• [WHAT NEEDS TO BE DONE] Print exactly the lines from the first one down to the line containing "ax.tick_params(axis='x', pad=16)", both ends included, with no pictures and nothing else.

• [DATA BLOCK]
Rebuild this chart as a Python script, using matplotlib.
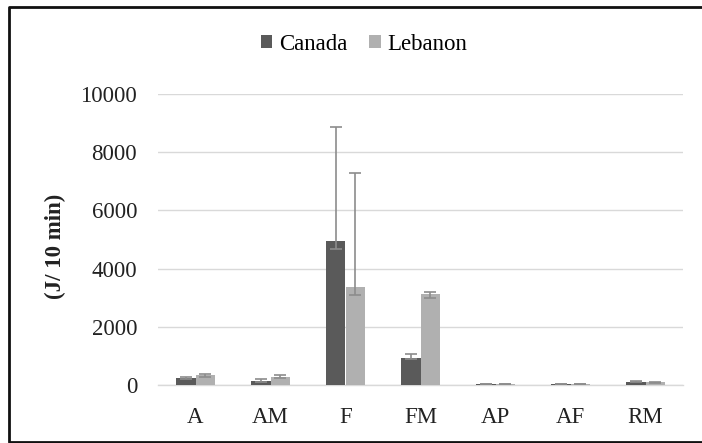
import matplotlib
matplotlib.use("Agg")
import matplotlib.pyplot as plt
import numpy as np
from matplotlib.lines import Line2D

plt.rcParams['font.family'] = ['Liberation Serif', 'DejaVu Serif']

# data
categories = ['A', 'AM', 'F', 'FM', 'AP', 'AF', 'RM']
canada = [230, 140, 4950, 940, 30, 30, 110]
lebanon = [350, 280, 3370, 3110, 30, 30, 100]
canada_err_low = [30, 50, 280, 60, 5, 5, 15]
canada_err_high = [30, 60, 3920, 110, 5, 5, 20]
lebanon_err_low = [60, 40, 280, 110, 5, 5, 15]
lebanon_err_high = [40, 70, 3900, 95, 5, 5, 20]

W, H = 702, 443
fig = plt.figure(figsize=(W / 100, H / 100), dpi=100)
ax = fig.add_axes([158 / W, (H - 385) / H, 525 / W, 291 / H])

x = np.arange(len(categories))
bw = 0.256
ekw = dict(ecolor='#8c8c8c', elinewidth=1.2, capsize=4.5, capthick=1.2)
ax.bar(x - bw / 2, canada, bw, color='#5a5a5a', label='Canada',
       yerr=[canada_err_low, canada_err_high], error_kw=ekw, zorder=3)
ax.bar(x + bw / 2, lebanon, bw, color='#b0b0b0', label='Lebanon',
       yerr=[lebanon_err_low, lebanon_err_high], error_kw=ekw, zorder=3)

ax.set_xlim(-0.5, len(categories) - 0.5)
ax.set_ylim(0, 10000)
ax.set_yticks(range(0, 10001, 2000))
ax.set_xticks(x)
ax.set_xticklabels(categories)
ax.yaxis.grid(True, color='#d9d9d9', linewidth=1, zorder=0)
ax.set_axisbelow(True)
for s in ['top', 'right', 'left']:
    ax.spines[s].set_visible(False)
ax.spines['bottom'].set_color('#d9d9d9')
ax.spines['bottom'].set_linewidth(1)
ax.tick_params(axis='both', length=0, labelsize=16.5, colors='#222222')
ax.tick_params(axis='y', pad=15)
ax.tick_params(axis='x', pad=16)

fig.text(55 / W, 1 - 246.5 / H, '(J/ 10 min)', rotation=90, ha='center',
         va='center', fontsize=16.5, fontweight='bold', color='#222222')

fig.legend(loc='center', bbox_to_anchor=(364 / W, 1 - 44 / H), ncol=2,
           frameon=False, fontsize=16.5, handlelength=0.5, handleheight=0.5,
           handletextpad=0.3, columnspacing=0.95)

# chart border: left, top and bottom only, right side is cut off
x0, y0, y1 = 9 / W, 1.5 / H, 1 - 7 / H
fig.lines.append(Line2D([1.0, x0, x0, 1.0], [y1, y1, y0, y0],
                        transform=fig.transFigure, color='#111111',
                        linewidth=2))

fig.savefig('out.png', dpi=100)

• [WRITTEN SOLUTION]
Rebuild this chart as a Python script, using matplotlib.
import matplotlib
matplotlib.use("Agg")
import matplotlib.pyplot as plt
import numpy as np
from matplotlib.lines import Line2D

plt.rcParams['font.family'] = ['Liberation Serif', 'DejaVu Serif']

# data
categories = ['A', 'AM', 'F', 'FM', 'AP', 'AF', 'RM']
canada = [230, 140, 4950, 940, 30, 30, 110]
lebanon = [350, 280, 3370, 3110, 30, 30, 100]
canada_err_low = [30, 50, 280, 60, 5, 5, 15]
canada_err_high = [30, 60, 3920, 110, 5, 5, 20]
lebanon_err_low = [60, 40, 280, 110, 5, 5, 15]
lebanon_err_high = [40, 70, 3900, 95, 5, 5, 20]

W, H = 702, 443
fig = plt.figure(figsize=(W / 100, H / 100), dpi=100)
ax = fig.add_axes([158 / W, (H - 385) / H, 525 / W, 291 / H])

x = np.arange(len(categories))
bw = 0.256
ekw = dict(ecolor='#8c8c8c', elinewidth=1.2, capsize=4.5, capthick=1.2)
ax.bar(x - bw / 2, canada, bw, color='#5a5a5a', label='Canada',
       yerr=[canada_err_low, canada_err_high], error_kw=ekw, zorder=3)
ax.bar(x + bw / 2, lebanon, bw, color='#b0b0b0', label='Lebanon',
       yerr=[lebanon_err_low, lebanon_err_high], error_kw=ekw, zorder=3)

ax.set_xlim(-0.5, len(categories) - 0.5)
ax.set_ylim(0, 10000)
ax.set_yticks(range(0, 10001, 2000))
ax.set_xticks(x)
ax.set_xticklabels(categories)
ax.yaxis.grid(True, color='#d9d9d9', linewidth=1, zorder=0)
ax.set_axisbelow(True)
for s in ['top', 'right', 'left']:
    ax.spines[s].set_visible(False)
ax.spines['bottom'].set_color('#d9d9d9')
ax.spines['bottom'].set_linewidth(1)
ax.tick_params(axis='both', length=0, labelsize=16.5, colors='#222222')
ax.tick_params(axis='y', pad=15)
ax.tick_params(axis='x', pad=16)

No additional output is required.